Using her grandfather’s extensive library, Wang studied the research of contemporary astronomers, commenting on celestial phenomena, the moon, and the planets Mercury, Venus, Mars, Jupiter and Saturn. She was especially interested in describing the relationship between lunar and solar eclipses.

One of Wang’s most famous experiments was conducted at her home, in present-day Nanjing. She used the round table in her garden pavilion to represent a globe and hung a crystal lamp on a cord from the ceiling beams to mimic the Sun. For the moon, she used a round mirror on one side of the table and was able to move the objects accurately according to astronomical principles. She recorded her findings and observations in an article, ‘The Explanation of a Solar Eclipse.’

Many of Wang’s ideas were too radical for her contemporaries, who dismissed her work. She recognised through her observations that the Earth was spherical, refuting the thousand-year-old concept of a flat Earth, and publishing ‘Theory of the Earth’s Roundness’. Wang also corrected misunderstandings about the movement of stars.

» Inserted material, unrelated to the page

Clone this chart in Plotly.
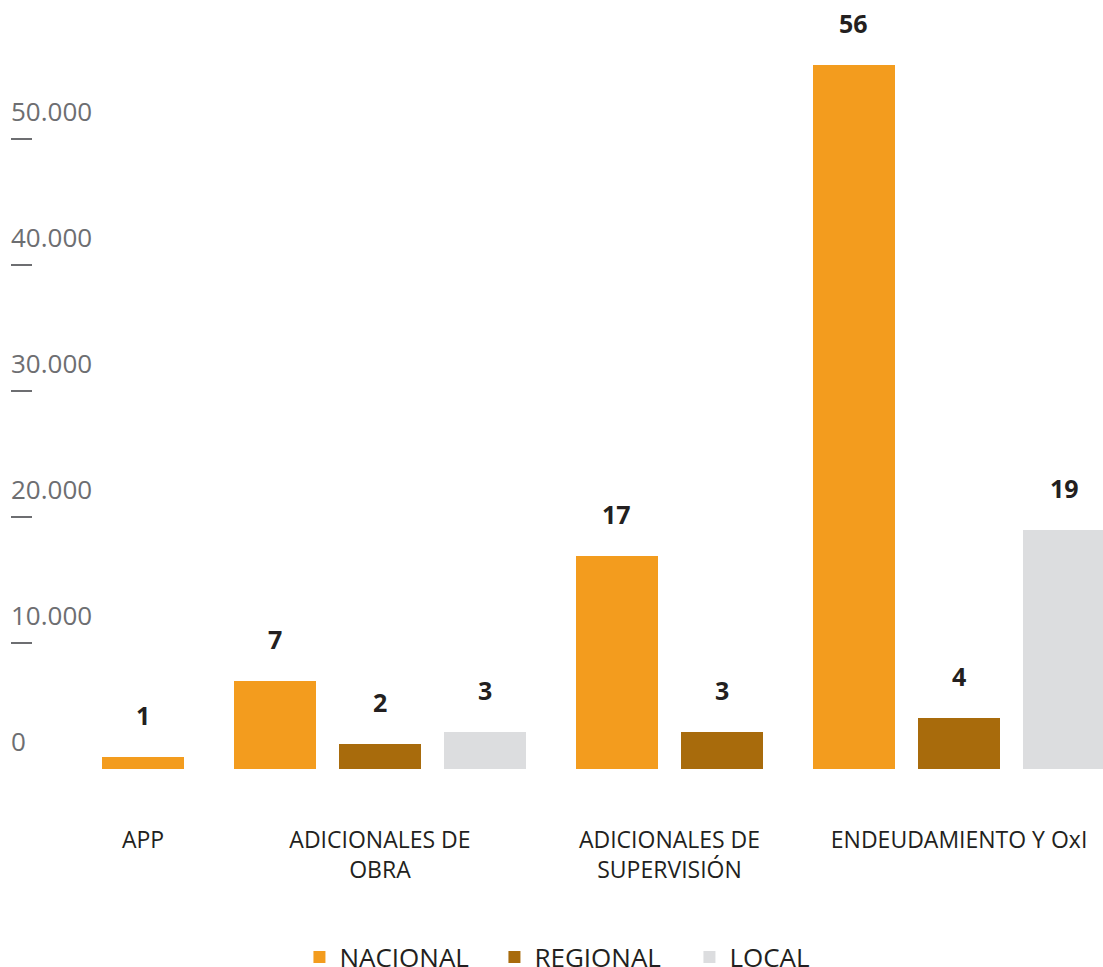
import plotly.graph_objects as go

# ---------------- data ----------------
categories = ["APP", "ADICIONALES DE<br>OBRA", "ADICIONALES DE<br>SUPERVISIÓN", "ENDEUDAMIENTO Y OxI"]
series_names = ["NACIONAL", "REGIONAL", "LOCAL"]
nacional = [950, 6980, 16900, 55870]
regional = [None, 1980, 2940, 4050]
local = [None, 2940, None, 18970]
nacional_labels = ["1", "7", "17", "56"]
regional_labels = [None, "2", "3", "4"]
local_labels = [None, "3", None, "19"]
y_ticks = [0, 10000, 20000, 30000, 40000, 50000]
y_tick_text = ["0", "10.000", "20.000", "30.000", "40.000", "50.000"]

# ---------------- style ----------------
colors = ["#F39C1E", "#A86B0C", "#DCDDDF"]
DARK = "#231F20"
GREY = "#6D6E71"
FONT = "Open Sans"
GROUP_GAP = 0.25
BAR_WIDTH = 0.78

series_values = [nacional, regional, local]
series_labels = [nacional_labels, regional_labels, local_labels]

# slot positions: bars only take a slot when they exist
positions = [[None] * len(categories) for _ in series_values]
group_centers = []
cursor = 0.0
for g in range(len(categories)):
    slots = []
    for s, vals in enumerate(series_values):
        if vals[g] is not None:
            positions[s][g] = cursor
            slots.append(cursor)
            cursor += 1
    group_centers.append(sum(slots) / len(slots))
    cursor += GROUP_GAP

fig = go.Figure()
annotations = []
for s, name in enumerate(series_names):
    xs, ys = [], []
    for g in range(len(categories)):
        v = series_values[s][g]
        if v is None:
            continue
        xs.append(positions[s][g])
        ys.append(v)
        annotations.append(dict(
            x=positions[s][g], y=v, xref="x", yref="y",
            text="<b>%s</b>" % series_labels[s][g], showarrow=False,
            yanchor="middle", yshift=42,
            font=dict(family=FONT, size=25, color=DARK),
        ))
    fig.add_trace(go.Bar(
        x=xs, y=ys, name=name, width=BAR_WIDTH,
        marker=dict(color=colors[s], line=dict(width=0)),
    ))

for v, t in zip(y_ticks, y_tick_text):
    annotations.append(dict(
        x=0, y=v, xref="paper", yref="y", text=t, showarrow=False,
        xanchor="left", yanchor="middle", yshift=28, xshift=-2,
        font=dict(family=FONT, size=26, color=GREY),
    ))

fig.update_layout(
    template="none",
    width=1103, height=967,
    margin=dict(l=11, r=0, t=0, b=198, autoexpand=False),
    paper_bgcolor="white", plot_bgcolor="white",
    bargap=0, barmode="overlay",
    showlegend=True,
    legend=dict(
        orientation="h", x=0.532, xanchor="center", y=-0.2445, yanchor="middle",
        font=dict(family=FONT, size=26, color=DARK),
        bgcolor="rgba(0,0,0,0)",
        entrywidth=150, entrywidthmode="pixels",
    ),
    annotations=annotations,
    xaxis=dict(
        range=[-1.254, 9.117],
        tickvals=group_centers, ticktext=categories,
        ticks="", showline=False, showgrid=False, zeroline=False,
        ticklabelstandoff=55,
        tickfont=dict(family=FONT, size=23, color=DARK),
    ),
    yaxis=dict(
        range=[0, 61032],
        tickvals=y_ticks, showticklabels=False,
        ticks="inside", ticklen=21, tickwidth=1.5, tickcolor=GREY,
        showline=False, showgrid=False, zeroline=False,
    ),
)

fig.write_html(
    "out.html",
    config={"displayModeBar": False},
    post_script="document.body.style.margin='0';",
)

Only around ten of Wang’s papers have survived and it is believed that up to 70% of her scientific works were destroyed at her behest, following her death at the age of 29. While Wang’s cause of death is unconfirmed, it’s believed that she contracted malaria while travelling with her father and never fully recovered.

Wang is also celebrated for her significant contributions to literature, as well as her progressive views about women’s education and gender equality which she expressed throughout her poetry.

In 1994, the International Astronomical Union’s Working Group for Planetary System Nomenclature approved naming a crater on Venus in her honour.